_EXERCISE OBJECTIVE:_
Go through the material below and report how many lines contain "size". Give only the number.

_DATASET SECTION:_
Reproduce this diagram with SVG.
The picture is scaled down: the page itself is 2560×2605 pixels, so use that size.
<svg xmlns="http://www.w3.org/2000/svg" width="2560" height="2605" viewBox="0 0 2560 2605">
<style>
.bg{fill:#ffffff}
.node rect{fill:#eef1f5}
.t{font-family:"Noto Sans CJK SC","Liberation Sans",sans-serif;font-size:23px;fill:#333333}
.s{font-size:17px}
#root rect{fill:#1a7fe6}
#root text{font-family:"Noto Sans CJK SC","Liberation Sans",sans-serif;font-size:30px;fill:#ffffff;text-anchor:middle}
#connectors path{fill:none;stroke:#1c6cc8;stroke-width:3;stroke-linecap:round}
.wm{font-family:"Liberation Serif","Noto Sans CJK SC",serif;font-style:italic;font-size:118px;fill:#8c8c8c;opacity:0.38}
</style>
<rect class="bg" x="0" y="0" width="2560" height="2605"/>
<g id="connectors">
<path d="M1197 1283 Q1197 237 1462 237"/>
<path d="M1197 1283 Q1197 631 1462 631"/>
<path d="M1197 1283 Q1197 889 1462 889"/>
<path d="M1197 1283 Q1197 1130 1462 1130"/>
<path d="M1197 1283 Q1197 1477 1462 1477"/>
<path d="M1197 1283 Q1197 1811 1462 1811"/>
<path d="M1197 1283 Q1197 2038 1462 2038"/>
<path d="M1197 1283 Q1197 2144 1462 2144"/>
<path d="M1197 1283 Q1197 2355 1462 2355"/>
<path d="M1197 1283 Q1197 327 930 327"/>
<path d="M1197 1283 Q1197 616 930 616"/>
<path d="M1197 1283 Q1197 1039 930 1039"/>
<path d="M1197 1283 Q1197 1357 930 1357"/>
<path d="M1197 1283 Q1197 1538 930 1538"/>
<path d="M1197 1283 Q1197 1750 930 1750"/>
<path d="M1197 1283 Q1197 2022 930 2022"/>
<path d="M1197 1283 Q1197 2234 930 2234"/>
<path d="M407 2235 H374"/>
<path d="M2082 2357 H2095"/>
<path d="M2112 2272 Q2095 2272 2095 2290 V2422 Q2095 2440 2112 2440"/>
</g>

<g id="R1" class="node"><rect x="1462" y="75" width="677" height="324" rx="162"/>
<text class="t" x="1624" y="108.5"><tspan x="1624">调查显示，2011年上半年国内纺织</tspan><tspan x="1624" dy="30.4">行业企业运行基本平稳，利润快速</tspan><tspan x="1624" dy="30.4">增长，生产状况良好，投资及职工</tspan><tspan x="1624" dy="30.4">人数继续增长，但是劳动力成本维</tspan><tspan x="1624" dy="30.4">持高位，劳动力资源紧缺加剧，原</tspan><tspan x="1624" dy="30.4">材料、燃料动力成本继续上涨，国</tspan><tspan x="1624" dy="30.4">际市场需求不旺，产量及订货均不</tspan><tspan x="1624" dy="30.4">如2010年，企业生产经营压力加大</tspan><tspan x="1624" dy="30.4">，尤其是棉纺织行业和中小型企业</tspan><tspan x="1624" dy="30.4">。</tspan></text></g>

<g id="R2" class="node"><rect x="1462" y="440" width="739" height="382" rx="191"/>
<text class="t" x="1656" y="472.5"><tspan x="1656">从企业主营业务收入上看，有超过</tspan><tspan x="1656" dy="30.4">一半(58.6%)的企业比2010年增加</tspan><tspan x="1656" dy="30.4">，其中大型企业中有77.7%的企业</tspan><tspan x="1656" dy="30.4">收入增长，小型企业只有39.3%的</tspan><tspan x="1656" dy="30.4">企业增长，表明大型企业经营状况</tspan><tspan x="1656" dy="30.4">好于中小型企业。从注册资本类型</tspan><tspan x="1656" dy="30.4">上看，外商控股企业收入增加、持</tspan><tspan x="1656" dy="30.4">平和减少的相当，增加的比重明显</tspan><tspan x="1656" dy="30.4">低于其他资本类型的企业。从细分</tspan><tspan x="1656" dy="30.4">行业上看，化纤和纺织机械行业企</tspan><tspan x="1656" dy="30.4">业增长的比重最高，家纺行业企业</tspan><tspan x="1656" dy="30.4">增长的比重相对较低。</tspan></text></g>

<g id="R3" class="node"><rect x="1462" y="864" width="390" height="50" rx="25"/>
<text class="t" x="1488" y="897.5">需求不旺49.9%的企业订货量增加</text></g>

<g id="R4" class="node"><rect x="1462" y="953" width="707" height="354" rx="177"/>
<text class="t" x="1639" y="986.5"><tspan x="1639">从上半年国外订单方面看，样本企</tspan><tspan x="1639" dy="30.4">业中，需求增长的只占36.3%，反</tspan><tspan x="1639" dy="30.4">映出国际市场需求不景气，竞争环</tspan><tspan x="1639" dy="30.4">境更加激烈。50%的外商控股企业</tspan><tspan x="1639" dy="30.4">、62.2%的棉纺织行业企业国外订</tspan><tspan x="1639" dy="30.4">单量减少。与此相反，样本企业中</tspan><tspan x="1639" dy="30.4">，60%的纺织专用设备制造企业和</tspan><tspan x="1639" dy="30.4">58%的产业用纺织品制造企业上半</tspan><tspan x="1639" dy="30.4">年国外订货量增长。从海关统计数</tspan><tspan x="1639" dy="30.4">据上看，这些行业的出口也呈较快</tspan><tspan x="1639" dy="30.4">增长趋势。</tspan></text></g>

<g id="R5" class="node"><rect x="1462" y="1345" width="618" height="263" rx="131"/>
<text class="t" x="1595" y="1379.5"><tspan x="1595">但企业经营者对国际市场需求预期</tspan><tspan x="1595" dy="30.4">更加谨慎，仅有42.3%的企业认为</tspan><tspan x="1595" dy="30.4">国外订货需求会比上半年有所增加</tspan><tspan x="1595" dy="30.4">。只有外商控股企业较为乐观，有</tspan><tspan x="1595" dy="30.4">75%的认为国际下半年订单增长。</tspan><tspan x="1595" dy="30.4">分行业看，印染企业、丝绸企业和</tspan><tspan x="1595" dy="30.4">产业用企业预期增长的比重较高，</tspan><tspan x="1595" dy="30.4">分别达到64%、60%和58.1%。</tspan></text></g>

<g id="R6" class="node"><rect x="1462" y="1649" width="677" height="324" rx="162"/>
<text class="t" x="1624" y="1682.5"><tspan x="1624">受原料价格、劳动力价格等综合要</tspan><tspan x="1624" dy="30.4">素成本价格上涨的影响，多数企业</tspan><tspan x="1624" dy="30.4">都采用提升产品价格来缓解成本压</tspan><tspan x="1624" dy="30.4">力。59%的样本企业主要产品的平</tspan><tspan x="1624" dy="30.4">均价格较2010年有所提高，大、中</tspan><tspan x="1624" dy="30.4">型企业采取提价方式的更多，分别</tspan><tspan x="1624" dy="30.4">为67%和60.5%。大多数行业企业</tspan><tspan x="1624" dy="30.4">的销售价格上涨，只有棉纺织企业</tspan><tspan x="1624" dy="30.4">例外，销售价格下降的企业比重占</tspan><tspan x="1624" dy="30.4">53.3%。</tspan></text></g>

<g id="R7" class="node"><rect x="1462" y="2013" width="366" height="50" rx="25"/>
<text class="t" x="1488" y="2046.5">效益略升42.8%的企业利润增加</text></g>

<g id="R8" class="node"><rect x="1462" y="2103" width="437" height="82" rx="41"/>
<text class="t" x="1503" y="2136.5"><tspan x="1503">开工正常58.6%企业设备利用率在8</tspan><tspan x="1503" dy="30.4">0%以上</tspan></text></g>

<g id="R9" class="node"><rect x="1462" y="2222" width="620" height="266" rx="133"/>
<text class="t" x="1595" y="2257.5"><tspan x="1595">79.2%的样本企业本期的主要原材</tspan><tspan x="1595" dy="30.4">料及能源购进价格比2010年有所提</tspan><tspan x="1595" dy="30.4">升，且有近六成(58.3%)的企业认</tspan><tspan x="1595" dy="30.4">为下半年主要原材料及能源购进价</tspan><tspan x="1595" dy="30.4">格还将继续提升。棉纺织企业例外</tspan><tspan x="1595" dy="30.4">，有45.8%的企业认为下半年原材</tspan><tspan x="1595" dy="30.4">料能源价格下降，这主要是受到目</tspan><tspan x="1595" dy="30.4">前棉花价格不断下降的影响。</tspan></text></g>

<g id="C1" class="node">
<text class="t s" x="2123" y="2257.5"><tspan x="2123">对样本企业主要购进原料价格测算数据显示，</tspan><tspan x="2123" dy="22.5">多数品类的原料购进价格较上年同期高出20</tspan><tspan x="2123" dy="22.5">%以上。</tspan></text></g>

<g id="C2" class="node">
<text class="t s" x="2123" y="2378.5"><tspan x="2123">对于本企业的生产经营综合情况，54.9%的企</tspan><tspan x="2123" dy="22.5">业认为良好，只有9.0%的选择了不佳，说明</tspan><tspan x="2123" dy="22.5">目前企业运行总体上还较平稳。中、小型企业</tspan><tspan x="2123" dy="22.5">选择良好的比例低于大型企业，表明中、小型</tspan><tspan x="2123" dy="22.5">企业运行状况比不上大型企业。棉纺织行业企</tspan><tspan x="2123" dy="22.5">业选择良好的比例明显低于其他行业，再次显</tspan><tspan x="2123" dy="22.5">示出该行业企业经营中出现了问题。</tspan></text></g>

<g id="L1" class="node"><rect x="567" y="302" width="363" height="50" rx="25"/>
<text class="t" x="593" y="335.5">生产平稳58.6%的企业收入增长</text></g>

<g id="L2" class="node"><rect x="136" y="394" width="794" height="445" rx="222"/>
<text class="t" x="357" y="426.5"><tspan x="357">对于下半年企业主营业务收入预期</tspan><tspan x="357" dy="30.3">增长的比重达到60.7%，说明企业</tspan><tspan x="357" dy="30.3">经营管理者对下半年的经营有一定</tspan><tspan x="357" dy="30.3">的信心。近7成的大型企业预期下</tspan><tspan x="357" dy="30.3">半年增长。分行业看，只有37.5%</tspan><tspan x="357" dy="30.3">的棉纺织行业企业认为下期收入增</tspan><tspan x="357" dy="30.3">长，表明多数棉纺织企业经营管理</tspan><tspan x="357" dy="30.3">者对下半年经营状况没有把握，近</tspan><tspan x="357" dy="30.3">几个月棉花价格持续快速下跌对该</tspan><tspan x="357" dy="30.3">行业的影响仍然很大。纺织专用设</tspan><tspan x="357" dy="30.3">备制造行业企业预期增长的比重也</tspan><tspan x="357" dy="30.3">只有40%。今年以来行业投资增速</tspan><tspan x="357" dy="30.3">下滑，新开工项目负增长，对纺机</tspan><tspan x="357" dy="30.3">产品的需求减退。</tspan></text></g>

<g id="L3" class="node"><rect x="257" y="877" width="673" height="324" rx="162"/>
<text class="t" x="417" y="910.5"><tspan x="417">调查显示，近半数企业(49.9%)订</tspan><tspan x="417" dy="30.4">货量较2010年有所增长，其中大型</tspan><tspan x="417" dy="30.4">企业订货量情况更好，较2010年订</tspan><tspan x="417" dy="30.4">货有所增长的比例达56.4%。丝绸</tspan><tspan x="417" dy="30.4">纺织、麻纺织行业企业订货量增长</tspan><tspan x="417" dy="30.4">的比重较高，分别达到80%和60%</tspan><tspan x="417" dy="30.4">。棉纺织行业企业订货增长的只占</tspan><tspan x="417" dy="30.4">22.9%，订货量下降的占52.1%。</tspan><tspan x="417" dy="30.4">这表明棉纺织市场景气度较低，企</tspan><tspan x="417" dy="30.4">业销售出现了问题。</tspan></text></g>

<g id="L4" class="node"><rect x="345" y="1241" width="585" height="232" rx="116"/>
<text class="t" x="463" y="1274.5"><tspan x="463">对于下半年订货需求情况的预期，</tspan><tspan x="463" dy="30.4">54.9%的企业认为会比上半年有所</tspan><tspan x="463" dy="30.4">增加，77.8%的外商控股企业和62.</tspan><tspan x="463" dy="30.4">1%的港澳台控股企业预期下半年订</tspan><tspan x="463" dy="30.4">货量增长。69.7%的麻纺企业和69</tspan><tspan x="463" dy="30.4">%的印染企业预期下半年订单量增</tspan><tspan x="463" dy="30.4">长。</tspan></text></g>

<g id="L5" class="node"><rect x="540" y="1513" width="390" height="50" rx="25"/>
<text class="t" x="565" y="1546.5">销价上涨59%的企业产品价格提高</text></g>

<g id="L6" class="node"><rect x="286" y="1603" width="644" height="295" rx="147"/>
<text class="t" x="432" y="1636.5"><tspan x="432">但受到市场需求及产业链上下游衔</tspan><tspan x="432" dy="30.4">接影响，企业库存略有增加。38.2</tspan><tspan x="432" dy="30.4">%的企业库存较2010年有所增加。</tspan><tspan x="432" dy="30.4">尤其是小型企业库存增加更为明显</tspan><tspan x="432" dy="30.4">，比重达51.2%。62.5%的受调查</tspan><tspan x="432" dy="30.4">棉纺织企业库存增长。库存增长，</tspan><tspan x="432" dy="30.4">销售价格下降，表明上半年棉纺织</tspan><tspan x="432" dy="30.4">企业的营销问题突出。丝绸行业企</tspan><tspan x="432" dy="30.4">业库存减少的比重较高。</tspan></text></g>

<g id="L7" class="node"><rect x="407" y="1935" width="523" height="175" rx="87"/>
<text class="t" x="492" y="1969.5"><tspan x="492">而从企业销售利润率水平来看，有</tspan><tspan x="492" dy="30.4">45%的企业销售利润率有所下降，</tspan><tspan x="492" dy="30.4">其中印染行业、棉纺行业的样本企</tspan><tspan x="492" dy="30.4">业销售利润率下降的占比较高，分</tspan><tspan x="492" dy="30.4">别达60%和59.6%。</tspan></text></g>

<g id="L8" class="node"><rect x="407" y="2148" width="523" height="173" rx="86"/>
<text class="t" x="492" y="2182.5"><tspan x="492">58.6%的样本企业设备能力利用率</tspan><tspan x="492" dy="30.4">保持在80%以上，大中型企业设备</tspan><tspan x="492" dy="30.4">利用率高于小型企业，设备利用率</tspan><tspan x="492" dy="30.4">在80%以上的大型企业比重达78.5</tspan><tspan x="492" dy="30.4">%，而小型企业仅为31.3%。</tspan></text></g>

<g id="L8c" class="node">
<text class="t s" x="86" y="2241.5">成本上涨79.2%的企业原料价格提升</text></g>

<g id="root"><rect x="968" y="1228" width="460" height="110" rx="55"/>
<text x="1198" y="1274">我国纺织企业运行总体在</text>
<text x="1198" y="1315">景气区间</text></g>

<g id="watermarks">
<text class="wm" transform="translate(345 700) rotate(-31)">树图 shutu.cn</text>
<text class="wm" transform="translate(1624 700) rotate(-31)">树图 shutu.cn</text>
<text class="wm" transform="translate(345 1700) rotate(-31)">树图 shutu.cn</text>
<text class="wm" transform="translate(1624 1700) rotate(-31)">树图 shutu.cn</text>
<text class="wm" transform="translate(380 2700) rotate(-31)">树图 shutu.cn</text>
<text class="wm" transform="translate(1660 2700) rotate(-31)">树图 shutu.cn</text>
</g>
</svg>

_SOLUTION:_
5